The presumption of fact of legitimacy is one of the strongest known to the law, and of course it cannot be overthrown except by evidence which is stronger. The burden of proof is on the party asserting illegitimacy, and the rule in a case like the present one has been declared to be "that to bastardize the issue of a married woman, it must be shown beyond all reasonable doubt that there was no such access as could have enabled the husband to be the father of the child" ( Cross v. Cross, 3 Paige, 139; Van Aernam v. Van Aernam, 1 Barb. Ch. 375; Caujolle v. Ferrié, 23 N.Y. 90; Matter of Matthews, 153 N.Y. 443; Br. Had. Com. Am. Ed. p. 384, n, and cases cited; Lawson on Presumpt. Ev. p. 108). The feeble and indefinite evidence relied on here is evidently insufficient. If 280 days be taken as the period of gestation, there were within it 39 days of possible sexual access of the appellant's parents before his father went to the hospital, and if 300 days be taken as the period allowed from the latest opportunity of access to delivery, there were 59. The father could therefore have been at his brother's house without access to his wife for several weeks — for nearly six weeks — before going to the hospital without the legitimacy of the appellant being jeopardized. Who will say that even an honest recollection of two months after the lapse of nearly twenty-six years may not be just as safely taken for five weeks, or even much less?
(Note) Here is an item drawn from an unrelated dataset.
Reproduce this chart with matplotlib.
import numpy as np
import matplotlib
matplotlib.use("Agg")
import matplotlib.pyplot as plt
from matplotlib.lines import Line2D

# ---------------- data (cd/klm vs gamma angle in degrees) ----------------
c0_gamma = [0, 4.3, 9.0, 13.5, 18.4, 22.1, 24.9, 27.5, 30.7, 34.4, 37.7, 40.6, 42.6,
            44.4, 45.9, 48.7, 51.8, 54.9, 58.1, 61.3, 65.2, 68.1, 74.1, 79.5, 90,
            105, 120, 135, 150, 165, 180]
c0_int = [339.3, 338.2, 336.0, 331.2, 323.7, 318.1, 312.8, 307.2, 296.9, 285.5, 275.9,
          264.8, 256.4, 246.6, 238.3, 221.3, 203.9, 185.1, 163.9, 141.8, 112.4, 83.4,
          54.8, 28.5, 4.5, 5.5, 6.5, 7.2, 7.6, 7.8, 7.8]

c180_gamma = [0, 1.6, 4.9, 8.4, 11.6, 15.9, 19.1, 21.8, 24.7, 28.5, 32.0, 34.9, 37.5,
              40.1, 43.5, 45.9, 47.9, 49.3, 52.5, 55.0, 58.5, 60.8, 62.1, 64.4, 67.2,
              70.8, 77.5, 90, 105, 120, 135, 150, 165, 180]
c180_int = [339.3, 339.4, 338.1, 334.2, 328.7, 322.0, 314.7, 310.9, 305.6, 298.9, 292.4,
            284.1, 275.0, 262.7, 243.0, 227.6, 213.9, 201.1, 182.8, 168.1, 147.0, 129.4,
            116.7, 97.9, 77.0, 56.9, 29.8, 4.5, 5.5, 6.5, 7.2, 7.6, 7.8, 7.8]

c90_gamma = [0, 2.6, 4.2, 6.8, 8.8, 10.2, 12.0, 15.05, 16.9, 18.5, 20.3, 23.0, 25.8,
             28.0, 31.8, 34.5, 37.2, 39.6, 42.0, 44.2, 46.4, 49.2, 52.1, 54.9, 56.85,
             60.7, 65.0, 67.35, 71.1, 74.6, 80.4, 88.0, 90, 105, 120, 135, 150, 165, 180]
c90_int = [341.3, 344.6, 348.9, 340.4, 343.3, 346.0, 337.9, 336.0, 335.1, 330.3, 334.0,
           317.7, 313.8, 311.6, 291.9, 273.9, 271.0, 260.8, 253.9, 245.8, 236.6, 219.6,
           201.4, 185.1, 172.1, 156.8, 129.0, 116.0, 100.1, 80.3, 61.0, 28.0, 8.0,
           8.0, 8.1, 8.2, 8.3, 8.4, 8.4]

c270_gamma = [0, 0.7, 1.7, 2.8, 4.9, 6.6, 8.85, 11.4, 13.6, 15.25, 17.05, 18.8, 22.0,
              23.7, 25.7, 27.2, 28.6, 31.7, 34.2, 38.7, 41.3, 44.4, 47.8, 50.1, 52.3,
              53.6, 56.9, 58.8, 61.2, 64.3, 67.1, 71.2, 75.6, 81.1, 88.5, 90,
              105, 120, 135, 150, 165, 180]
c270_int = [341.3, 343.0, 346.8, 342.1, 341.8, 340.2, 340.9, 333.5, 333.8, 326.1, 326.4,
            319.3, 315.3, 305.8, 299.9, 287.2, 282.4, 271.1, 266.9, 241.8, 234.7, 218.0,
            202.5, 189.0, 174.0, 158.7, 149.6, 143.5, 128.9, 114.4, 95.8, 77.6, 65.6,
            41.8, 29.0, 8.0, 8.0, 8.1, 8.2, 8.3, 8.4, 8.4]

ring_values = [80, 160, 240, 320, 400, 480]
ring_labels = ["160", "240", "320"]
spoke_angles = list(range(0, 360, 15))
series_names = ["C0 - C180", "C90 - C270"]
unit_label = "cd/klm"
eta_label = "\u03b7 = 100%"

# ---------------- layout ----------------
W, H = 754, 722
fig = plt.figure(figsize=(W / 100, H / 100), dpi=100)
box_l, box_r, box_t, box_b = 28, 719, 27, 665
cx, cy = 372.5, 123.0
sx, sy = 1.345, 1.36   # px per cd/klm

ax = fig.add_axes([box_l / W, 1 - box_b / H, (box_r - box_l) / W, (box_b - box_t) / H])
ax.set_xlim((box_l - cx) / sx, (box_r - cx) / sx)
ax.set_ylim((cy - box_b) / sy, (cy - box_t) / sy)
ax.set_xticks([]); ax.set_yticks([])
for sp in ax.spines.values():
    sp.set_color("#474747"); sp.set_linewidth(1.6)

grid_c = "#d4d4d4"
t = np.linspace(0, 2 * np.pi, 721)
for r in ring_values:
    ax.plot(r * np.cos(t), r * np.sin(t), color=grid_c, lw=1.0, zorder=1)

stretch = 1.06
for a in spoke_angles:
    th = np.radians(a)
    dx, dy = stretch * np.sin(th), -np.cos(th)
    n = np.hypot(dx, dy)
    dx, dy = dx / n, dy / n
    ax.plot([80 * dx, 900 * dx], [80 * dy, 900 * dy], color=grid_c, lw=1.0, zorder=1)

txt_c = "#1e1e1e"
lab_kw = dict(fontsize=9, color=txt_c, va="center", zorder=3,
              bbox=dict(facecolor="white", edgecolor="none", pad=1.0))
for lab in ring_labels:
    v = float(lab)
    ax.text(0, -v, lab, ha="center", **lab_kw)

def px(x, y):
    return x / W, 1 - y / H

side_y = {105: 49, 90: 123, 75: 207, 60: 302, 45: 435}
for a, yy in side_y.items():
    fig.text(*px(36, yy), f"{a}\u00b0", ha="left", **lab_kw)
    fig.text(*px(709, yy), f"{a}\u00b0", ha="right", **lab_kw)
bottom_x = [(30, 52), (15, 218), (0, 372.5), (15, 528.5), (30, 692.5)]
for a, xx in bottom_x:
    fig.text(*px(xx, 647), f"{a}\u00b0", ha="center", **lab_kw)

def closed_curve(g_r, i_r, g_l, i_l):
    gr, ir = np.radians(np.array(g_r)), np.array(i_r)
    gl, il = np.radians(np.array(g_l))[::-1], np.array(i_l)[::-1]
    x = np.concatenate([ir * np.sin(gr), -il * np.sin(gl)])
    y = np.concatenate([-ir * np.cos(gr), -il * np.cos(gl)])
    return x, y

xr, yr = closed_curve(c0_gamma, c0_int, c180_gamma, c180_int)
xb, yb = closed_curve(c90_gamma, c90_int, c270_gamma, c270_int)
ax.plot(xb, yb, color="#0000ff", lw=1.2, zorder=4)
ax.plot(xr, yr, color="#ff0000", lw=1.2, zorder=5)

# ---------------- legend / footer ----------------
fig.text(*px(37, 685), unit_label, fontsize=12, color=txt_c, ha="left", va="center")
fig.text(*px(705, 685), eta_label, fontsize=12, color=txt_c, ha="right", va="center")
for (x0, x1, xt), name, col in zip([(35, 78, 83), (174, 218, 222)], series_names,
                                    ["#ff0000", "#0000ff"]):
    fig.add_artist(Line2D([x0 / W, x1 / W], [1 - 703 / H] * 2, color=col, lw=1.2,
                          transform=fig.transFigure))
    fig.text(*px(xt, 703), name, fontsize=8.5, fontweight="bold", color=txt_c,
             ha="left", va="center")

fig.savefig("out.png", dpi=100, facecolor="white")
The hospital doctor testified that he could say that during the last two months of life of a man in the father's state of health it was improbable but not impossible that he could beget a child. Not only was this evidence far from conclusive, but it left out the previous month and 17 days.
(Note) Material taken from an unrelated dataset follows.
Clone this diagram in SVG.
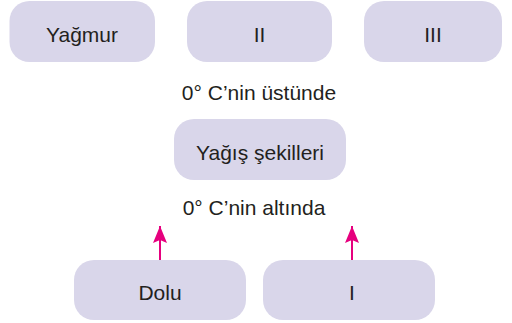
<svg xmlns="http://www.w3.org/2000/svg" width="512" height="323" viewBox="0 0 512 323">
<defs>
<style>
.box{fill:#d9d6ea;}
.t{font-family:"Liberation Sans",Arial,sans-serif;font-size:21px;fill:#231f20;text-anchor:middle;}
.arr{stroke:#e6007e;stroke-width:2;fill:none;}
</style>
<marker id="ah" markerWidth="17" markerHeight="14" refX="17" refY="7" orient="auto" markerUnits="userSpaceOnUse" viewBox="0 0 17 14">
<path d="M0,0 L17,7 L0,14 L3,7 Z" fill="#e6007e"/>
</marker>
</defs>
<rect width="512" height="323" fill="#ffffff"/>
<g id="yagmur"><rect class="box" x="9.5" y="1" width="145.5" height="61" rx="20"/><text class="t" x="82" y="42">Yağmur</text></g>
<g id="ii"><rect class="box" x="187" y="1" width="145" height="61" rx="20"/><text class="t" x="259.5" y="42">II</text></g>
<g id="iii"><rect class="box" x="364" y="1" width="138" height="61" rx="20"/><text class="t" x="433" y="42">III</text></g>
<g id="ustunde"><text class="t" x="259" y="100">0° C’nin üstünde</text></g>
<g id="yagis"><rect class="box" x="174" y="119" width="172" height="61" rx="20"/><text class="t" x="260" y="160">Yağış şekilleri</text></g>
<g id="altinda"><text class="t" x="254" y="215">0° C’nin altında</text></g>
<g id="dolu"><rect class="box" x="74" y="260" width="172" height="60" rx="20"/><text class="t" x="160" y="300">Dolu</text></g>
<g id="i"><rect class="box" x="263" y="260" width="172" height="60" rx="20"/><text class="t" x="352" y="300">I</text></g>
<g id="connectors">
<line class="arr" x1="160" y1="260" x2="160" y2="226" marker-end="url(#ah)"/>
<line class="arr" x1="352" y1="260" x2="352" y2="226" marker-end="url(#ah)"/>
</g>
</svg>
That the appellant's mother did not make known his birth to her deceased husband's kin is of no significance, for they had ignored her from the beginning. They never met her except at her husband's grave on the day of the funeral, and they left her there. The appellant did go to his grandfather and his uncle in his boyhood and announce his kinship.
The judgment should be reversed.
HIRSCHBERG, P.J., HOOKER, RICH and MILLER, JJ., concurred.
Judgment reversed and new trial granted, costs to abide the final award of costs.